I bought a new camera, a Nikon D80. 10 megapixels. And, with a couple of lenses, enough to pay for a power windlass. But I’m not certain I want a power windlass, so I got the camera.
I have mixed feelings about it.
It is my first Digital SLR, although at various times I had excellent film Nikon and Canon SLRs. All devoured by the sea.
My comment about noticing the quality of the photo is not serious. At the size I reduce images to upload them and the resolution of computer screens, there is no difference between this and my 5 and 7 megabyte pocket cameras.
However the Nikon has much greater versatility, from extreme wide angle to telephoto, and its images will no doubt please photo editors at various publications. I am particularly impressed by the anti-shake feature, which Nikon calls Vibration Reduction.
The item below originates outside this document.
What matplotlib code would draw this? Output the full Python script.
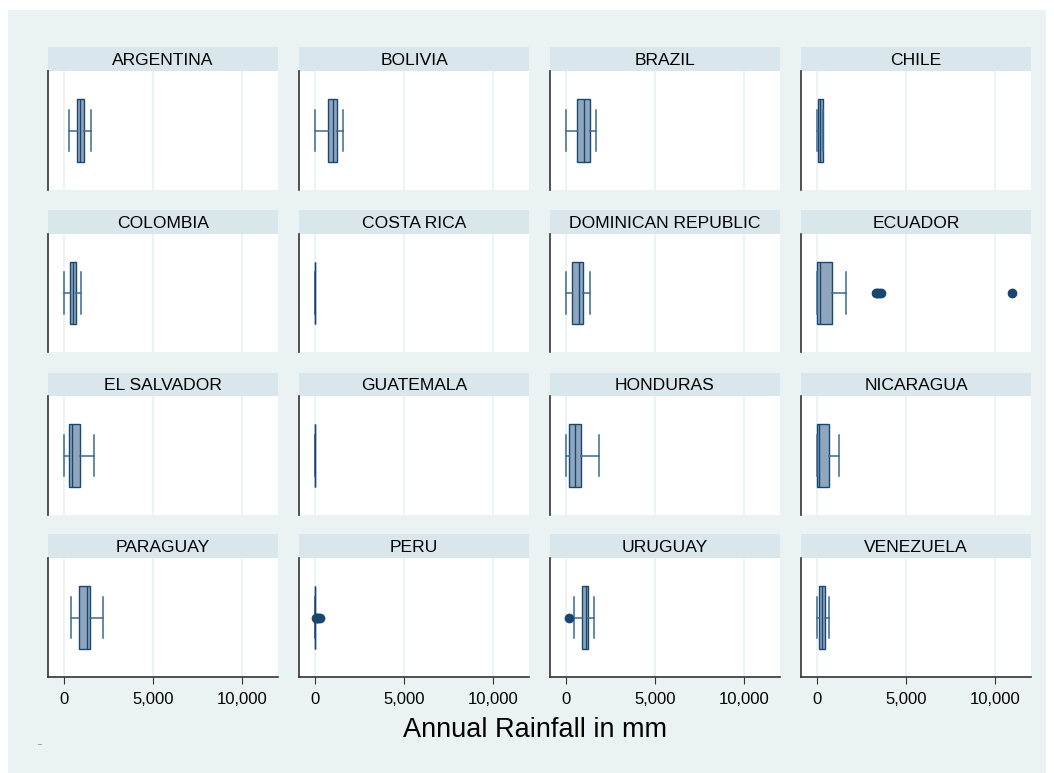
import matplotlib.pyplot as plt
from matplotlib.patches import Rectangle

plt.rcParams['font.family'] = ['Liberation Sans', 'DejaVu Sans']

countries = ["ARGENTINA", "BOLIVIA", "BRAZIL", "CHILE",
             "COLOMBIA", "COSTA RICA", "DOMINICAN REPUBLIC", "ECUADOR",
             "EL SALVADOR", "GUATEMALA", "HONDURAS", "NICARAGUA",
             "PARAGUAY", "PERU", "URUGUAY", "VENEZUELA"]
whislo = [300, 0, 0, 0, 0, 5, 0, 0, 0, 5, 0, 0, 375, 5, 470, 0]
q1 = [710, 730, 640, 40, 360, 5, 315, 0, 265, 5, 190, 0, 840, 5, 900, 130]
med = [920, 990, 1030, 180, 520, 5, 710, 170, 420, 5, 520, 130, 1310, 5, 1140, 260]
q3 = [1120, 1210, 1350, 320, 690, 5, 930, 840, 870, 5, 840, 660, 1460, 5, 1250, 470]
whishi = [1500, 1570, 1670, 340, 940, 5, 1370, 1610, 1670, 5, 1870, 1220, 2175, 5, 1540, 660]
fliers = {"ECUADOR": [3280, 3380, 3480, 3580, 10960],
          "PERU": [40, 110, 180, 250],
          "URUGUAY": [150]}

W, H = 1054, 773
fig = plt.figure(figsize=(W / 100, H / 100), dpi=100, facecolor="white")
fig.patches.append(Rectangle((8 / W, 0), (W - 16) / W, (H - 10) / H,
                             transform=fig.transFigure, facecolor="#EAF2F3",
                             edgecolor="none", zorder=-10))

col_x = [48, 299, 550, 801]
row_y = [(47, 71, 190), (210, 234, 352), (373, 396, 515), (534, 558, 677)]
pw = 230

for k, name in enumerate(countries):
    r, c = divmod(k, 4)
    st, top, bot = row_y[r]
    x0 = col_x[c]
    # strip
    sax = fig.add_axes([x0 / W, 1 - top / H, pw / W, (top - st) / H])
    sax.set_facecolor("#D9E6EB")
    sax.set_xticks([])
    sax.set_yticks([])
    for s in sax.spines.values():
        s.set_visible(False)
    sax.text(0.5, 0.45, name, ha="center", va="center", fontsize=12.6)

    ax = fig.add_axes([x0 / W, 1 - bot / H, pw / W, (bot - top) / H])
    ax.set_facecolor("white")
    stats = [{"label": name, "whislo": whislo[k], "q1": q1[k], "med": med[k],
              "q3": q3[k], "whishi": whishi[k], "fliers": fliers.get(name, [])}]
    ax.bxp(stats, positions=[0], widths=1.06, capwidths=0.7,
           orientation="horizontal", patch_artist=True,
           boxprops=dict(facecolor="#8FA6BE", edgecolor="#1A476F", linewidth=1.0),
           medianprops=dict(color="#1A476F", linewidth=1.0),
           whiskerprops=dict(color="#3D6A92", linewidth=1.1),
           capprops=dict(color="#3D6A92", linewidth=1.1),
           flierprops=dict(marker="o", markerfacecolor="#1A476F",
                           markeredgecolor="#1A476F", markersize=6))
    ax.set_xlim(-900, 12000)
    ax.set_ylim(-1, 1)
    ax.set_yticks([])
    ax.set_xticks([0, 5000, 10000])
    ax.grid(axis="x", color="#EAF2F3", linewidth=1.3)
    ax.set_axisbelow(True)
    ax.spines["top"].set_visible(False)
    ax.spines["right"].set_visible(False)
    ax.spines["left"].set_color("#333333")
    ax.spines["left"].set_linewidth(1.2)
    if r == 3:
        ax.spines["bottom"].set_color("#333333")
        ax.spines["bottom"].set_linewidth(1.2)
        ax.set_xticklabels(["0", "5,000", "10,000"], fontsize=12)
        ax.tick_params(axis="x", length=5, color="#333333", pad=6)
    else:
        ax.spines["bottom"].set_visible(False)
        ax.tick_params(axis="x", length=0, labelbottom=False)

fig.text(535 / W, 1 - 730 / H, "Annual Rainfall in mm", ha="center",
         va="center", fontsize=19.5)
fig.text(40 / W, 1 - 745 / H, "\u2013", ha="center", va="center",
         fontsize=5, color="#555555")

fig.savefig("out.png", dpi=100, facecolor=fig.get_facecolor())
It really works and makes possible handheld telephoto and low light shots that never were before.
My reservations don’t have to do with quality, but size and portability. Two or three pounds depending on lens. It won’t do me any good to be able to get great shots if I don’t have the thing with me. I will be experimenting with various straps and harnesses. There is a lot to be said for just being able to stick a pretty good camera in your shirt pocket.
The technology overload comes not from the camera, which isn’t that much different from a film SLR and which I find pretty intuitive, but with the image processing software.
For the past year I have used Apple’s iPhoto. Now I am confronted with deciding which of several of more advanced programs I should use, if any.
I downloaded free trials of three: Apple’s Aperture; Nikon’s Capture NX; and Bibble’s eponymous Bibble Pro.
These all do more than iPhoto and they all do more or less the same things, but in very different ways. And all have users manuals several hundred pages long. Even Apple’s own Aperture confronts the user with complicated decisions that at least initially require repeated reference to online manuals or tutorials. Apple provides more than an hour and a half of such video tutorials.
Not yet having had an hour and a half to watch them all, I reverted to good old iPhoto to import, adjust, and export the above photo. Given time one of the more advanced programs may prove its worth; but trying to learn them has re-enforced what a well-designed piece of software iPhoto is. I may not need more.